I suppose it fixes even the art department.
Speaking for myself, I was never into heroes so much. When I was in Catholic high school, I noticed a minority of teachers were petty gossips, or who had affairs with students, or who had little sense of the self-control, dignity, and honesty my parents tried to instill in me. I listened to teachers I disliked, and I learned from them. But I didn’t emulate them. And I didn’t have really high expectations of them.
I never expected such people to come to my rescue. I prayed to God. I relied on a Savior, not a savior.
If things weren’t working well in my parish, I would look to my own failures and fallibility. I would try to change the things I could: my own attitude, my deficiencies as a musician or a pastoral person. I didn’t need to blame Father N for being a bad pastor. I can’t control Father N. I can make an effort to reform myself.
Likewise with the situation of church music today. Like my friends at the Cafe, I find many aspects deeply disappointing. I don’t affirm everything I see in the major publishers. But I also don’t think they’re colonies from hell looking to seduce the faithful, even the orthodox, into pelagianism or Wicca or such.
When it comes to art, I don’t expect quick fixes. Especially from a canon lawyer-made-archbishop. You can’t legislate quality. You can’t persuade with a fist. Music, like any kind of ministry, is darned hard work. There are no short cuts. It requires prayer, persuasion, passion, and tenacity. It doesn’t happen because a human being has suddenly been transformed into a savior. Hoping for it is a sure path to disappointment. And with that disappointment, I see the bitterness of the Catholic Right continuing to deepen.
So I wish Archbishop Sample the best on the left coast.

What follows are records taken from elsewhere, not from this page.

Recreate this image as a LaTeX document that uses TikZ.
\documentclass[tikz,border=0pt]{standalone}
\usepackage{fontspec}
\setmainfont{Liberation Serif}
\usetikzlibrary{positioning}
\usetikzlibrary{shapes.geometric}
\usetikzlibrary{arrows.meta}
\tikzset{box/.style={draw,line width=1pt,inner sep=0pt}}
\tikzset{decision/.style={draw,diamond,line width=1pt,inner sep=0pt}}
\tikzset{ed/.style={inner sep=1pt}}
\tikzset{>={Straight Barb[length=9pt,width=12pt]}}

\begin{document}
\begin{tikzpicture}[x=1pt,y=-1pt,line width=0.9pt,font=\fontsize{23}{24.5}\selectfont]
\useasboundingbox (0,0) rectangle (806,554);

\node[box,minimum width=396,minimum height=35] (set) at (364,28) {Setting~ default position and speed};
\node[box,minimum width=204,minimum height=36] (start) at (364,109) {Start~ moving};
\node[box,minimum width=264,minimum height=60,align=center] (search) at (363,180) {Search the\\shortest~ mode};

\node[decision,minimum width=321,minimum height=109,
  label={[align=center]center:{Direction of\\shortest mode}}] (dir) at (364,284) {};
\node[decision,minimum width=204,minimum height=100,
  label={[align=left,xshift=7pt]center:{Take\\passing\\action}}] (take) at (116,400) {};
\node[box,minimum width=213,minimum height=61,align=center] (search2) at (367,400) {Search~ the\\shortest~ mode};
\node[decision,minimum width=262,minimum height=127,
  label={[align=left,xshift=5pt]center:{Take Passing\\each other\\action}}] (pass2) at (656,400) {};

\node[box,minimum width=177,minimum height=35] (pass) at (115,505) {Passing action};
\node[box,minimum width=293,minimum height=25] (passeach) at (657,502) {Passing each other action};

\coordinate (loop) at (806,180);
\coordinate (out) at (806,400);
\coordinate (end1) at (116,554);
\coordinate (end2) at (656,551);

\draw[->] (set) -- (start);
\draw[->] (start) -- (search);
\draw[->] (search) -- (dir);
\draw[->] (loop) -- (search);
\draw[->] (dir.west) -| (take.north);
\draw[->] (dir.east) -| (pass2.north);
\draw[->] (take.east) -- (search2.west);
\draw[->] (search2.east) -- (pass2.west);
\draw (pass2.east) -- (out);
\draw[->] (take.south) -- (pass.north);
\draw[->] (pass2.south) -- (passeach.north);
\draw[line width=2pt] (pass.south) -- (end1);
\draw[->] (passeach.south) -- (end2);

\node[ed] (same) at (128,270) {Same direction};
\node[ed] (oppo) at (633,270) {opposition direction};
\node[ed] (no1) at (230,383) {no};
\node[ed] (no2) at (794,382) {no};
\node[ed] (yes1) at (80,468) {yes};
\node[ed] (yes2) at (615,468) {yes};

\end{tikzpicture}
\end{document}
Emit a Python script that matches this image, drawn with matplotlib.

I think it would have been better had he stayed put. But that’s not something I’m looking to the next pope to remedy. It will remain, in my view, a serious flaw in ministry. But at the end of the day, I think about what I can control: loving and serving my family and engaging my sacramental life there and in the Eucharist, loving and serving my parish community by being the best liturgist and campus minister I can be. Such a life allows me to focus on personal reform and renewal, and bringing Christ (when I can get out of the way) to a relatively small circle of people. Which is as it should be.